[start]

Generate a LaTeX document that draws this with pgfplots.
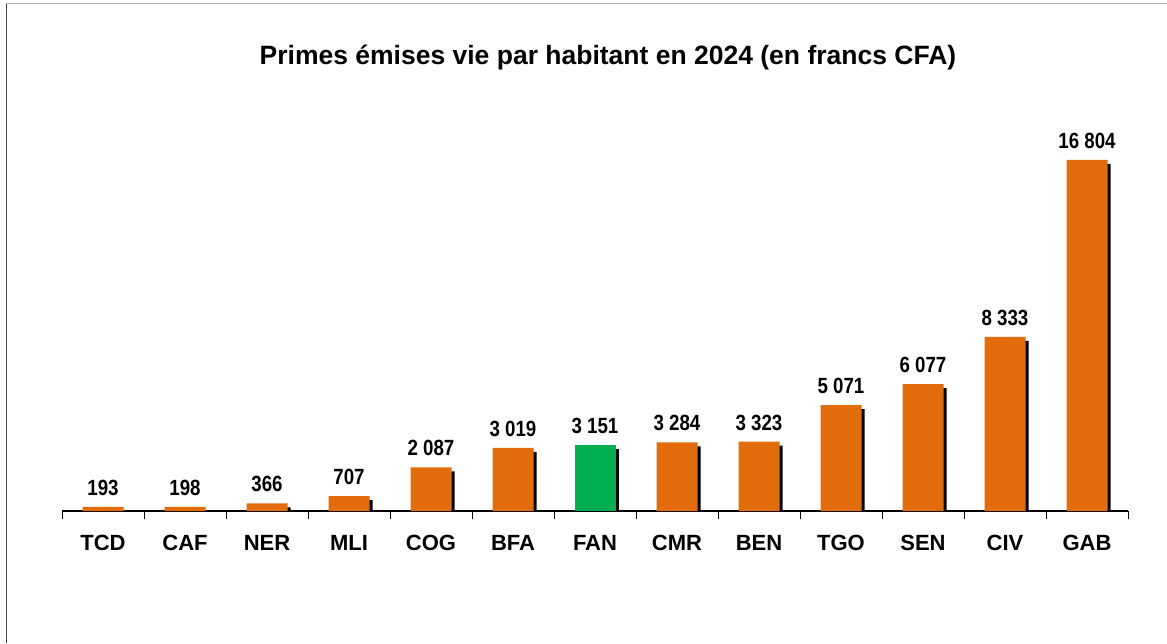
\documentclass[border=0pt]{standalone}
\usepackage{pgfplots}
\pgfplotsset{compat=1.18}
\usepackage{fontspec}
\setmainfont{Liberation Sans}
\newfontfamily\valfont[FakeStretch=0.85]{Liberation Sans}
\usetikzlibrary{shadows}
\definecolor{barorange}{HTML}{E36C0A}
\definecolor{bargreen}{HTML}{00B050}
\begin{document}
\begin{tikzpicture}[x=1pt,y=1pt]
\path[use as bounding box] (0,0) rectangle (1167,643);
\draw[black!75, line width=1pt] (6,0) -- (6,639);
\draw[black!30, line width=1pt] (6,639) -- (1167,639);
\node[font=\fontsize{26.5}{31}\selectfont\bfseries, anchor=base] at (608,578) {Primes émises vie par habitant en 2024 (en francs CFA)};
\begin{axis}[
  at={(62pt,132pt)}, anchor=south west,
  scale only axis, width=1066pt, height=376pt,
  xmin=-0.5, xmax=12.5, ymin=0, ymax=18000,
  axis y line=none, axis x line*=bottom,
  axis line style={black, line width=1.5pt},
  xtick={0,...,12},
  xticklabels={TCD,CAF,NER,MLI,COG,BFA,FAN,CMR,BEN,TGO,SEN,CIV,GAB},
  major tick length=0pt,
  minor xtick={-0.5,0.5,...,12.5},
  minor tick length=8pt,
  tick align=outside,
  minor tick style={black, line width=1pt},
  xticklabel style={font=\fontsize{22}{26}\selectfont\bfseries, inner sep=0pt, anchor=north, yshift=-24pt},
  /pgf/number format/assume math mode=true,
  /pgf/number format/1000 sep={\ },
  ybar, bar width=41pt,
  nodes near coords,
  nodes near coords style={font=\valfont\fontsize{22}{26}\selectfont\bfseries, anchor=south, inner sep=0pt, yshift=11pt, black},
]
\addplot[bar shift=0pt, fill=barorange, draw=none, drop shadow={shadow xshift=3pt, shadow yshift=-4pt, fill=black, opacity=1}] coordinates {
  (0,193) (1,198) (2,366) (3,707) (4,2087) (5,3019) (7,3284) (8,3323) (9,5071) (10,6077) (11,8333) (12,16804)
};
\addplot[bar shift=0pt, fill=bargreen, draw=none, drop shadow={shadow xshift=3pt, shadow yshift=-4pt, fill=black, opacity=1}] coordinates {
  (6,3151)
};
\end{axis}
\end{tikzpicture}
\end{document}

[end]

Do this: All of the data above should be transcribed verbatim, with pictures omitted.

Reply:
Generate a LaTeX document that draws this with pgfplots.
\documentclass[border=0pt]{standalone}
\usepackage{pgfplots}
\pgfplotsset{compat=1.18}
\usepackage{fontspec}
\setmainfont{Liberation Sans}
\newfontfamily\valfont[FakeStretch=0.85]{Liberation Sans}
\usetikzlibrary{shadows}
\definecolor{barorange}{HTML}{E36C0A}
\definecolor{bargreen}{HTML}{00B050}
\begin{document}
\begin{tikzpicture}[x=1pt,y=1pt]
\path[use as bounding box] (0,0) rectangle (1167,643);
\draw[black!75, line width=1pt] (6,0) -- (6,639);
\draw[black!30, line width=1pt] (6,639) -- (1167,639);
\node[font=\fontsize{26.5}{31}\selectfont\bfseries, anchor=base] at (608,578) {Primes émises vie par habitant en 2024 (en francs CFA)};
\begin{axis}[
  at={(62pt,132pt)}, anchor=south west,
  scale only axis, width=1066pt, height=376pt,
  xmin=-0.5, xmax=12.5, ymin=0, ymax=18000,
  axis y line=none, axis x line*=bottom,
  axis line style={black, line width=1.5pt},
  xtick={0,...,12},
  xticklabels={TCD,CAF,NER,MLI,COG,BFA,FAN,CMR,BEN,TGO,SEN,CIV,GAB},
  major tick length=0pt,
  minor xtick={-0.5,0.5,...,12.5},
  minor tick length=8pt,
  tick align=outside,
  minor tick style={black, line width=1pt},
  xticklabel style={font=\fontsize{22}{26}\selectfont\bfseries, inner sep=0pt, anchor=north, yshift=-24pt},
  /pgf/number format/assume math mode=true,
  /pgf/number format/1000 sep={\ },
  ybar, bar width=41pt,
  nodes near coords,
  nodes near coords style={font=\valfont\fontsize{22}{26}\selectfont\bfseries, anchor=south, inner sep=0pt, yshift=11pt, black},
]
\addplot[bar shift=0pt, fill=barorange, draw=none, drop shadow={shadow xshift=3pt, shadow yshift=-4pt, fill=black, opacity=1}] coordinates {
  (0,193) (1,198) (2,366) (3,707) (4,2087) (5,3019) (7,3284) (8,3323) (9,5071) (10,6077) (11,8333) (12,16804)
};
\addplot[bar shift=0pt, fill=bargreen, draw=none, drop shadow={shadow xshift=3pt, shadow yshift=-4pt, fill=black, opacity=1}] coordinates {
  (6,3151)
};
\end{axis}
\end{tikzpicture}
\end{document}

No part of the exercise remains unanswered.